Jeremy Corbyn launched a huge campaign and no one noticed

However, this action was barely covered by the mainstream media. In fact, it was reported that The Guardian, The Huffington Post and The Morning Star were the only outlets to actually cover the launch event. Admittedly, in the ever chaotic world that is 2016, something was bound to supersede its importance and newsworthiness on the day. But even taking this into consideration, the amount of airtime it got in the national press was pitiful. As someone fully supportive of Jeremy Corbyn’s leadership, I believe it essential to critically analyse why this was.

The first issue here is a potential media bias. In this case, the proof is in the pudding. All one has to do is look at the comprehensive and detailed study illustrating that a systemic media bias exists and purposely targets Jeremy Corbyn’s Labour to realise that this deafening silence is no surprise. For much of the press, Labour going into communities to passionately defend a national institution that is coming under ever increasing threat by private interests is something that should be downplayed as much as possible.

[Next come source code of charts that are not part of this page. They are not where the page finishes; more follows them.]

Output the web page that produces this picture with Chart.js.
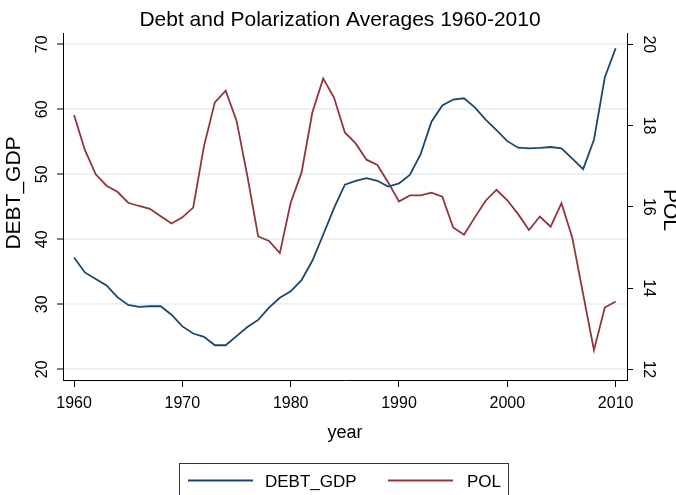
<!DOCTYPE html>
<html>
<head>
<meta charset="utf-8">
<script src="https://cdn.jsdelivr.net/npm/chart.js@4"></script>
<style>
  body { margin: 0; background: #fff; }
  #wrap { width: 676px; height: 495px; }
</style>
</head>
<body>
<div id="wrap"><canvas id="myChart" width="676" height="495"></canvas></div>
<script>
// data
let years = [];
for (let y = 1960; y <= 2010; y++) years.push(y);
let debtGdp = [37.2, 34.9, 33.9, 32.9, 31.1, 29.9, 29.6, 29.7, 29.7, 28.4,
               26.6, 25.5, 25.0, 23.7, 23.7, 25.1, 26.5, 27.6, 29.5, 31.0,
               32.0, 33.7, 36.7, 40.7, 44.8, 48.4, 49.0, 49.4, 49.0, 48.1,
               48.6, 49.9, 53.1, 58.1, 60.6, 61.5, 61.7, 60.3, 58.4, 56.8,
               55.1, 54.1, 54.0, 54.05, 54.2, 54.0, 52.4, 50.8, 55.3, 64.9, 69.4];
let pol = [18.26, 17.40, 16.80, 16.52, 16.37, 16.10, 16.02, 15.95, 15.77, 15.59,
           15.74, 15.98, 17.50, 18.57, 18.86, 18.12, 16.76, 15.27, 15.16, 14.86,
           16.10, 16.84, 18.32, 19.16, 18.69, 17.83, 17.56, 17.16, 17.03, 16.60,
           16.13, 16.28, 16.28, 16.35, 16.25, 15.49, 15.31, 15.74, 16.15, 16.42,
           16.16, 15.82, 15.43, 15.76, 15.51, 16.09, 15.24, 13.85, 12.47, 13.52, 13.67];
let xTicks = [1960, 1970, 1980, 1990, 2000, 2010];
let leftTicks = [20, 30, 40, 50, 60, 70];
let rightTicks = [12, 14, 16, 18, 20];

const navy = '#1a476f';
const maroon = '#90353b';
const font = '"Liberation Sans", Arial, sans-serif';

// title, axis titles, rotated y tick labels, legend box
const extras = {
    id: 'extras',
    afterDraw(chart) {
        const c = chart.ctx;
        const ys = chart.scales.y, y2 = chart.scales.y2;
        c.save();
        c.fillStyle = '#000';
        c.textAlign = 'center';
        c.textBaseline = 'middle';
        c.font = '21px ' + font;
        c.fillText('Debt and Polarization Averages 1960-2010', 340, 20);
        c.font = '18px ' + font;
        c.fillText('year', 345, 433);

        // left
        leftTicks.forEach(function (v) {
            c.save();
            c.translate(43, ys.getPixelForValue(v));
            c.rotate(-Math.PI / 2);
            c.font = '16px ' + font;
            c.fillText(String(v), 0, 0);
            c.restore();
        });
        c.save();
        c.translate(14, 193);
        c.rotate(-Math.PI / 2);
        c.font = '21px ' + font;
        c.fillText('DEBT_GDP', 0, 0);
        c.restore();

        // right
        rightTicks.forEach(function (v) {
            c.save();
            c.translate(648, y2.getPixelForValue(v));
            c.rotate(Math.PI / 2);
            c.font = '16px ' + font;
            c.fillText(String(v), 0, 0);
            c.restore();
        });
        c.save();
        c.translate(670, 210);
        c.rotate(Math.PI / 2);
        c.font = '21px ' + font;
        c.fillText('POL', 0, 0);
        c.restore();

        // legend
        c.strokeStyle = '#333';
        c.lineWidth = 1;
        c.strokeRect(179.5, 463.5, 329, 40);
        const items = [
            { label: chart.data.datasets[0].label, color: navy, x: 188, tx: 265 },
            { label: chart.data.datasets[1].label, color: maroon, x: 388, tx: 467 }
        ];
        items.forEach(function (it) {
            c.strokeStyle = it.color;
            c.lineWidth = 1.8;
            c.beginPath();
            c.moveTo(it.x, 480.5);
            c.lineTo(it.x + 65, 480.5);
            c.stroke();
            c.textAlign = 'left';
            c.font = '17px ' + font;
            c.fillText(it.label, it.tx, 482);
        });
        c.restore();
    }
};

var ct = document.getElementById('myChart');
let chart = new Chart(ct, {
    type: 'line',
    data: {
        datasets: [{
            label: 'DEBT_GDP',
            data: years.map((x, i) => ({ x: x, y: debtGdp[i] })),
            borderColor: navy,
            borderWidth: 1.8,
            pointRadius: 0,
            tension: 0,
            yAxisID: 'y'
        },
        {
            label: 'POL',
            data: years.map((x, i) => ({ x: x, y: pol[i] })),
            borderColor: maroon,
            borderWidth: 1.8,
            pointRadius: 0,
            tension: 0,
            yAxisID: 'y2'
        }]
    },
    options: {
        responsive: false,
        animation: false,
        layout: { padding: { top: 33, left: 0, right: 0, bottom: 0 } },
        plugins: {
            legend: { display: false },
            title: { display: false },
            tooltip: { enabled: false }
        },
        scales: {
            x: {
                type: 'linear',
                min: 1958.98,
                max: 2011.05,
                afterBuildTicks: s => { s.ticks = xTicks.map(v => ({ value: v })); },
                afterFit: s => { s.height = 115; },
                grid: { drawOnChartArea: false, tickLength: 7, color: '#000' },
                border: { display: true, color: '#000', width: 1 },
                ticks: {
                    color: '#000',
                    font: { family: font, size: 16 },
                    padding: 7,
                    maxRotation: 0,
                    callback: v => String(v)
                }
            },
            y: {
                position: 'left',
                min: 18.35,
                max: 71.74,
                afterBuildTicks: s => { s.ticks = leftTicks.map(v => ({ value: v })); },
                afterFit: s => { s.width = 63; },
                grid: {
                    color: '#eaf2f3',
                    lineWidth: 2,
                    tickColor: '#000',
                    tickLength: 6,
                    tickWidth: 1
                },
                border: { display: true, color: '#000', width: 1 },
                ticks: { display: false }
            },
            y2: {
                position: 'right',
                min: 11.737,
                max: 20.278,
                afterBuildTicks: s => { s.ticks = rightTicks.map(v => ({ value: v })); },
                afterFit: s => { s.width = 49; },
                grid: {
                    drawOnChartArea: false,
                    tickColor: '#000',
                    tickLength: 6,
                    tickWidth: 1
                },
                border: { display: true, color: '#000', width: 1 },
                ticks: { display: false }
            }
        }
    },
    plugins: [extras]
});
</script>
</body>
</html>
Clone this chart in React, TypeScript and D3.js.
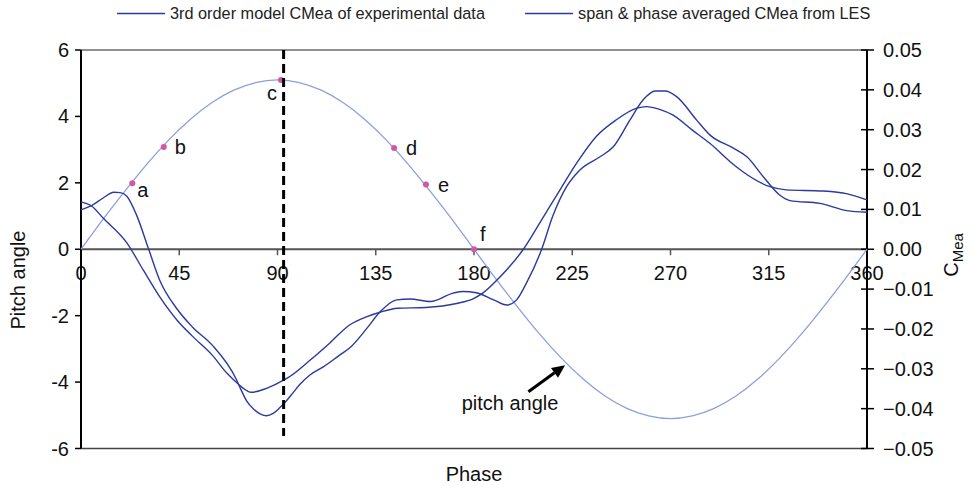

Sadly, it would be disingenuous of me to say that this paints the whole picture. As much as it pains me to say, the Labour Party’s political communication strategy, especially within the mainstream media, is verging on non-existent. A strategy revolving around social media, a reliance on new media outlets or occasionally sympathetic centre-left columns can sometimes be enough. On a day as important as the NHS day of action was billed up to be – it’s not.

For people who weren’t in a town centre and felt like having a chat (as a former face to face fundraiser I can attest they are few and far between at times) or on Twitter – the message was largely absent. Despite the surge in popularity of alternative media, the vast majority of the country still engages with the mainstream media. While their monopoly on news distribution remains disappointingly steady, Jeremy Corbyn and the Labour Party must play their game.

Corbyn’s populist message and the policy platform he advocates for the Labour Party can bring electoral success. Despite this, without reaching out to the wider populace via a streetwise and imposing media strategy that emphasises the necessity of days like Care for the NHS, the Labour Party will not be able to reap the indispensable rewards of these vital campaigning efforts.